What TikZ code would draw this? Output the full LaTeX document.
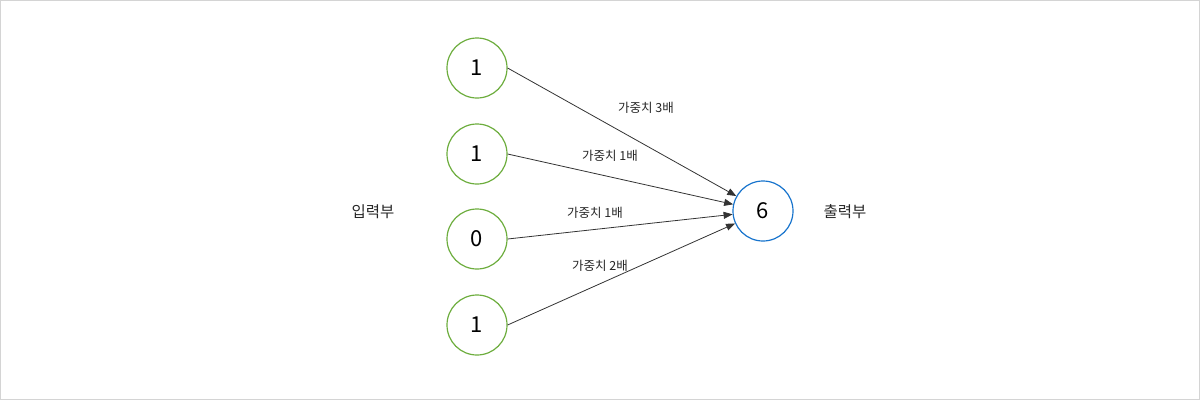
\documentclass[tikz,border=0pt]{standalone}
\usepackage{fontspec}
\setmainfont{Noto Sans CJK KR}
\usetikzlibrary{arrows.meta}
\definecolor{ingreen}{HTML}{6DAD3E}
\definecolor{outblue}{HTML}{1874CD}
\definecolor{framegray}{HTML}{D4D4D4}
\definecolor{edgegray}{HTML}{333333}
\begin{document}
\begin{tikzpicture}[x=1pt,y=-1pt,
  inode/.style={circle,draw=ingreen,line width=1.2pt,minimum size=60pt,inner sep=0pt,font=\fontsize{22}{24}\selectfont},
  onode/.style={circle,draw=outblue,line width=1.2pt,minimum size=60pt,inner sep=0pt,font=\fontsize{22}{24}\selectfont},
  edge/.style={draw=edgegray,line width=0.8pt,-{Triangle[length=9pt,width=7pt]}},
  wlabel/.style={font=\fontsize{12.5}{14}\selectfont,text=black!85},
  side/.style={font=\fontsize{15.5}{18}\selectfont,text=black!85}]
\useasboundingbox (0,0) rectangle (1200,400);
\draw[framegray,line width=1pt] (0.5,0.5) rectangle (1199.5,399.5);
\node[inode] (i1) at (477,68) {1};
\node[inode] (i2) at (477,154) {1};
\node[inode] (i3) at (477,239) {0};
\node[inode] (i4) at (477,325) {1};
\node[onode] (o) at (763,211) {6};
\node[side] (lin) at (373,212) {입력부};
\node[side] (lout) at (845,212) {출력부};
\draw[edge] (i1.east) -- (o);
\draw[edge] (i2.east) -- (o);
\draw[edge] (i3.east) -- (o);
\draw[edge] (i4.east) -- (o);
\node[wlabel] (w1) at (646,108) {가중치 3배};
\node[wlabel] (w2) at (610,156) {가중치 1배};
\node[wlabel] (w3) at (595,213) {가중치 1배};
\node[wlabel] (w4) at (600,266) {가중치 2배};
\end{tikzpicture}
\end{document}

※ ※ ※

### WRITTEN EXERCISE
Set down the material exactly, every line of it, except for the pictures.

### RESULT OF THIS TASK
What TikZ code would draw this? Output the full LaTeX document.
\documentclass[tikz,border=0pt]{standalone}
\usepackage{fontspec}
\setmainfont{Noto Sans CJK KR}
\usetikzlibrary{arrows.meta}
\definecolor{ingreen}{HTML}{6DAD3E}
\definecolor{outblue}{HTML}{1874CD}
\definecolor{framegray}{HTML}{D4D4D4}
\definecolor{edgegray}{HTML}{333333}
\begin{document}
\begin{tikzpicture}[x=1pt,y=-1pt,
  inode/.style={circle,draw=ingreen,line width=1.2pt,minimum size=60pt,inner sep=0pt,font=\fontsize{22}{24}\selectfont},
  onode/.style={circle,draw=outblue,line width=1.2pt,minimum size=60pt,inner sep=0pt,font=\fontsize{22}{24}\selectfont},
  edge/.style={draw=edgegray,line width=0.8pt,-{Triangle[length=9pt,width=7pt]}},
  wlabel/.style={font=\fontsize{12.5}{14}\selectfont,text=black!85},
  side/.style={font=\fontsize{15.5}{18}\selectfont,text=black!85}]
\useasboundingbox (0,0) rectangle (1200,400);
\draw[framegray,line width=1pt] (0.5,0.5) rectangle (1199.5,399.5);
\node[inode] (i1) at (477,68) {1};
\node[inode] (i2) at (477,154) {1};
\node[inode] (i3) at (477,239) {0};
\node[inode] (i4) at (477,325) {1};
\node[onode] (o) at (763,211) {6};
\node[side] (lin) at (373,212) {입력부};
\node[side] (lout) at (845,212) {출력부};
\draw[edge] (i1.east) -- (o);
\draw[edge] (i2.east) -- (o);
\draw[edge] (i3.east) -- (o);
\draw[edge] (i4.east) -- (o);
\node[wlabel] (w1) at (646,108) {가중치 3배};
\node[wlabel] (w2) at (610,156) {가중치 1배};
\node[wlabel] (w3) at (595,213) {가중치 1배};
\node[wlabel] (w4) at (600,266) {가중치 2배};
\end{tikzpicture}
\end{document}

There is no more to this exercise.